I recently had a falling out with my parents. The issue is that they have very detailed expectations of how I and my husband should live our lives and how we should behave towards them and do not respect the fact that we have our own lives and schedules, so they have a habit of expecting us to drop everything right this second whenever they ask us to help them with whatever they are doing and trying to push what they think is the best way to do stuff on us.
And every time we don’t meet their expectations, they get very upset with us (e.g. they think that we should have a car, so although we have several times before explicitly said that we don’t want or need one they continue to send us links to car sale or lease offers and got very offended when we declined their offer to gift us their old car).
We tried to set boundaries with them but so far it was not successful. The example of the most recent fight was that they were working all day renovating the cellars in their apartment building in which my husband and I live and according to them I failed to come see them in the cellar and offer them drinks and lunch and my husband did not jump fast enough to help them identify the things in the cellar that belong to us.

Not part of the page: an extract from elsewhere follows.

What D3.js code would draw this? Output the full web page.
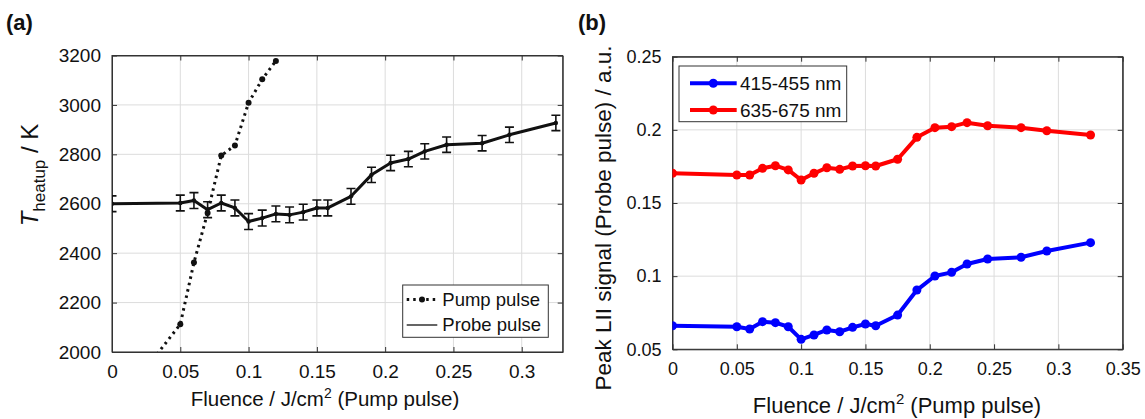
<!DOCTYPE html>
<html><head><meta charset="utf-8">
<script src="https://cdn.jsdelivr.net/npm/d3@7"></script>
<style>
html,body{margin:0;padding:0;background:#fff;}
svg text{font-family:"Liberation Sans",Arial,sans-serif;fill:#111;}
</style></head>
<body>
<svg id="c" width="1145" height="419"></svg>
<script>
// ---------- data ----------
const fluence = [0, 0.05, 0.06, 0.07, 0.08, 0.09, 0.10, 0.11, 0.12, 0.13, 0.14, 0.15, 0.158, 0.175, 0.19, 0.204, 0.217, 0.229, 0.245, 0.271, 0.291, 0.325];
const probeT = [2600, 2603, 2613, 2576, 2603, 2583, 2528, 2542, 2559, 2555, 2566, 2583, 2583, 2630, 2717, 2765, 2781, 2812, 2839, 2845, 2879, 2927];
const probeErr = [32, 32, 32, 32, 32, 32, 32, 32, 32, 32, 32, 32, 32, 32, 31, 31, 31, 31, 31, 31, 31, 31];
const pumpFluence = [0.03, 0.05, 0.06, 0.07, 0.08, 0.09, 0.10, 0.11, 0.12];
const pumpT = [1970, 2112, 2362, 2563, 2795, 2836, 3009, 3104, 3178];
const blueSignal = [0.0661, 0.0654, 0.0639, 0.0689, 0.0682, 0.0654, 0.0568, 0.0598, 0.0632, 0.0620, 0.0650, 0.0673, 0.0661, 0.0734, 0.0905, 0.1001, 0.1026, 0.1083, 0.1117, 0.1129, 0.1172, 0.1229];
const redSignal = [0.1703, 0.1691, 0.1691, 0.1737, 0.1755, 0.1726, 0.1657, 0.1703, 0.1741, 0.1730, 0.1753, 0.1755, 0.1753, 0.1799, 0.1949, 0.2015, 0.2022, 0.2049, 0.2028, 0.2015, 0.1994, 0.1965];
const leftXTicks = [0, 0.05, 0.1, 0.15, 0.2, 0.25, 0.3];
const leftYTicks = [2000, 2200, 2400, 2600, 2800, 3000, 3200];
const rightXTicks = [0, 0.05, 0.1, 0.15, 0.2, 0.25, 0.3, 0.35];
const rightYTicks = [0.05, 0.1, 0.15, 0.2, 0.25];
const legendA = ["Pump pulse", "Probe pulse"];
const legendB = ["415-455 nm", "635-675 nm"];

const svg = d3.select("#c");

function panel(o) {
  const g = svg.append("g");
  const x = d3.scaleLinear().domain(o.xd).range([o.x0, o.x1]);
  const y = d3.scaleLinear().domain(o.yd).range([o.y1, o.y0]);
  // grid
  g.append("g").selectAll("line").data(o.xt).join("line")
    .attr("x1", d => x(d)).attr("x2", d => x(d)).attr("y1", o.y0).attr("y2", o.y1)
    .attr("stroke", "#dcdcdc").attr("stroke-width", 1);
  g.append("g").selectAll("line").data(o.yt).join("line")
    .attr("x1", o.x0).attr("x2", o.x1).attr("y1", d => y(d)).attr("y2", d => y(d))
    .attr("stroke", "#dcdcdc").attr("stroke-width", 1);
  // axes (MATLAB style, inward ticks)
  const fmtX = d => d3.format("~g")(d);
  const ax = [
    [d3.axisBottom(x).tickValues(o.xt).tickSizeInner(-5).tickSizeOuter(0).tickFormat(fmtX).tickPadding(13), o.y1, "x"],
    [d3.axisTop(x).tickValues(o.xt).tickSizeInner(-5).tickSizeOuter(0).tickFormat(""), o.y0, "x"],
    [d3.axisLeft(y).tickValues(o.yt).tickSizeInner(-5).tickSizeOuter(0).tickFormat(o.yfmt).tickPadding(11), o.x0, "y"],
    [d3.axisRight(y).tickValues(o.yt).tickSizeInner(-5).tickSizeOuter(0).tickFormat(""), o.x1, "y"]
  ];
  ax.forEach(([a, pos, t]) => {
    const ag = g.append("g").attr("transform", t === "x" ? `translate(0,${pos})` : `translate(${pos},0)`).call(a);
    ag.selectAll("path,line").attr("stroke", "#333");
    ag.selectAll("text").style("font-size", o.tickFs + "px").attr("fill", "#111");
  });
  g.append("rect").attr("x", o.x0).attr("y", o.y0).attr("width", o.x1 - o.x0).attr("height", o.y1 - o.y0)
    .attr("fill", "none").attr("stroke", "#333").attr("stroke-width", 1);
  const clipId = "clip" + o.id;
  svg.append("clipPath").attr("id", clipId).append("rect")
    .attr("x", o.x0).attr("y", o.y0).attr("width", o.x1 - o.x0).attr("height", o.y1 - o.y0);
  const plot = g.append("g").attr("clip-path", `url(#${clipId})`);
  return { g, x, y, plot };
}

// ---------- panel (a) ----------
const A = panel({ id: "a", x0: 112, x1: 562.7, y0: 55.5, y1: 352, xd: [0, 0.33], yd: [2000, 3200],
  xt: leftXTicks, yt: leftYTicks, yfmt: d3.format("d"), tickFs: 19 });

const pumpData = pumpFluence.map((f, i) => [f, pumpT[i]]);
A.plot.append("path").datum(pumpData)
  .attr("d", d3.line().x(d => A.x(d[0])).y(d => A.y(d[1])))
  .attr("fill", "none").attr("stroke", "#111").attr("stroke-width", 3).attr("stroke-dasharray", "2.5,4");
A.plot.append("g").selectAll("circle").data(pumpData).join("circle")
  .attr("cx", d => A.x(d[0])).attr("cy", d => A.y(d[1])).attr("r", 3).attr("fill", "#111");

const probeData = fluence.map((f, i) => [f, probeT[i], probeErr[i]]);
const eb = A.plot.append("g").attr("stroke", "#111").attr("stroke-width", 1.6);
probeData.forEach(d => {
  const cx = A.x(d[0]), yt = A.y(d[1] + d[2]), yb = A.y(d[1] - d[2]);
  eb.append("line").attr("x1", cx).attr("x2", cx).attr("y1", yt).attr("y2", yb);
  eb.append("line").attr("x1", cx - 4.5).attr("x2", cx + 4.5).attr("y1", yt).attr("y2", yt);
  eb.append("line").attr("x1", cx - 4.5).attr("x2", cx + 4.5).attr("y1", yb).attr("y2", yb);
});
A.plot.append("path").datum(probeData)
  .attr("d", d3.line().x(d => A.x(d[0])).y(d => A.y(d[1])))
  .attr("fill", "none").attr("stroke", "#111").attr("stroke-width", 3).attr("stroke-linejoin", "round");
A.plot.append("g").selectAll("circle").data(probeData).join("circle")
  .attr("cx", d => A.x(d[0])).attr("cy", d => A.y(d[1])).attr("r", 2.2).attr("fill", "#111");

// legend (a)
const la = A.g.append("g");
la.append("rect").attr("x", 402.7).attr("y", 285).attr("width", 145.6).attr("height", 52.3)
  .attr("fill", "#fff").attr("stroke", "#333").attr("stroke-width", 1);
legendA.forEach((t, i) => {
  const yy = 299.5 + i * 25.5;
  la.append("line").attr("x1", 406.7).attr("x2", 437.3).attr("y1", yy).attr("y2", yy)
    .attr("stroke", "#111").attr("stroke-width", i === 0 ? 3 : 1.3).attr("stroke-dasharray", i === 0 ? "2.5,4" : null);
  if (i === 0) la.append("circle").attr("cx", 422).attr("cy", yy).attr("r", 3).attr("fill", "#111");
  la.append("text").attr("x", 442.3).attr("y", yy).attr("dy", "0.35em").style("font-size", "18.5px").text(t);
});

// axis titles (a)
function fluenceTitle(cx, cy, fs) {
  const t = svg.append("text").attr("x", cx).attr("y", cy).attr("text-anchor", "middle").style("font-size", fs + "px");
  t.append("tspan").text("Fluence / J/cm");
  t.append("tspan").attr("dy", -fs * 0.4).style("font-size", (fs * 0.68) + "px").text("2");
  t.append("tspan").attr("dy", fs * 0.4).text(" (Pump pulse)");
}
fluenceTitle(325, 406, 20.5);
const tyl = svg.append("text").attr("transform", "translate(38,175) rotate(-90)").attr("text-anchor", "middle").style("font-size", "24px");
tyl.append("tspan").style("font-style", "italic").text("T");
tyl.append("tspan").attr("dy", 7).style("font-size", "17px").text("heatup");
tyl.append("tspan").attr("dy", -7).text(" / K");

// ---------- panel (b) ----------
const B = panel({ id: "b", x0: 672.5, x1: 1122.7, y0: 56.7, y1: 349.3, xd: [0, 0.35], yd: [0.05, 0.25],
  xt: rightXTicks, yt: rightYTicks, yfmt: d3.format("~g"), tickFs: 18 });

const seriesB = [
  { vals: blueSignal, color: "#0000ff" },
  { vals: redSignal, color: "#ff0000" }
];
seriesB.forEach(s => {
  const d = fluence.map((f, i) => [f, s.vals[i]]);
  B.plot.append("path").datum(d)
    .attr("d", d3.line().x(p => B.x(p[0])).y(p => B.y(p[1])))
    .attr("fill", "none").attr("stroke", s.color).attr("stroke-width", 4).attr("stroke-linejoin", "round");
  B.plot.append("g").selectAll("circle").data(d).join("circle")
    .attr("cx", p => B.x(p[0])).attr("cy", p => B.y(p[1])).attr("r", 4.5).attr("fill", s.color);
});

// legend (b)
const lb = B.g.append("g");
lb.append("rect").attr("x", 679).attr("y", 66).attr("width", 167.7).attr("height", 55.7)
  .attr("fill", "#fff").attr("stroke", "#333").attr("stroke-width", 1);
legendB.forEach((t, i) => {
  const yy = 83.3 + i * 26.7;
  lb.append("line").attr("x1", 690).attr("x2", 736.7).attr("y1", yy).attr("y2", yy)
    .attr("stroke", seriesB[i].color).attr("stroke-width", 4);
  lb.append("circle").attr("cx", 713.3).attr("cy", yy).attr("r", 4.5).attr("fill", seriesB[i].color);
  lb.append("text").attr("x", 740).attr("y", yy).attr("dy", "0.35em").style("font-size", "19px").text(t);
});

fluenceTitle(897, 413, 22);
svg.append("text").attr("transform", "translate(611,218) rotate(-90)").attr("text-anchor", "middle")
  .style("font-size", "22.5px").text("Peak LII signal (Probe pulse) / a.u.");

// panel letters
svg.append("text").attr("x", 6).attr("y", 30).style("font-size", "22px").style("font-weight", "bold").text("(a)");
svg.append("text").attr("x", 578).attr("y", 30).style("font-size", "22px").style("font-weight", "bold").text("(b)");
</script>
</body></html>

During the fight, my parents told me that I am a spoiled and ungrateful daughter who lacks basic courtesy and has no empathy for her parents who are doing everything for her and started complaining about my husband’s behavior to me. I flipped out at that (for which I later apologized) and defended my husband. It is true that they are doing a lot of things that either directly or indirectly benefit me, but most of those things I don’t ask for and also do not want.
My unintentional model on the situation:
C: Parents and I say words
T: My parents accusing me of lacking empathy is the pot calling the kettle black
F: angry
A: I flip out at my parents and leave them standing without saying goodbye, later I spin thoughts about what has been said, I ruminate about what I could have said to them in addition, I imagine and practice what I will say to them next time I see them (e.g. giving them examples where they lacked empathy towards me in the past), I discuss the situation over and over with my husband, it becomes the predominant issue on my mind, I collect arguments why I am right and they are wrong, I mentally draw away from them, I berate myself for giving them so much power and for wasting so much time thinking about this stuff, I beat myself up for not having been able to keep my cool in the fight.
R: I lose connection to my parents and to myself
Now we have scheduled a meeting with them on March 9 to go over the whole situation. I need help with how best to navigate this meeting in order to not lose my cool again and how to be able to set boundaries from a place of love. Thank you!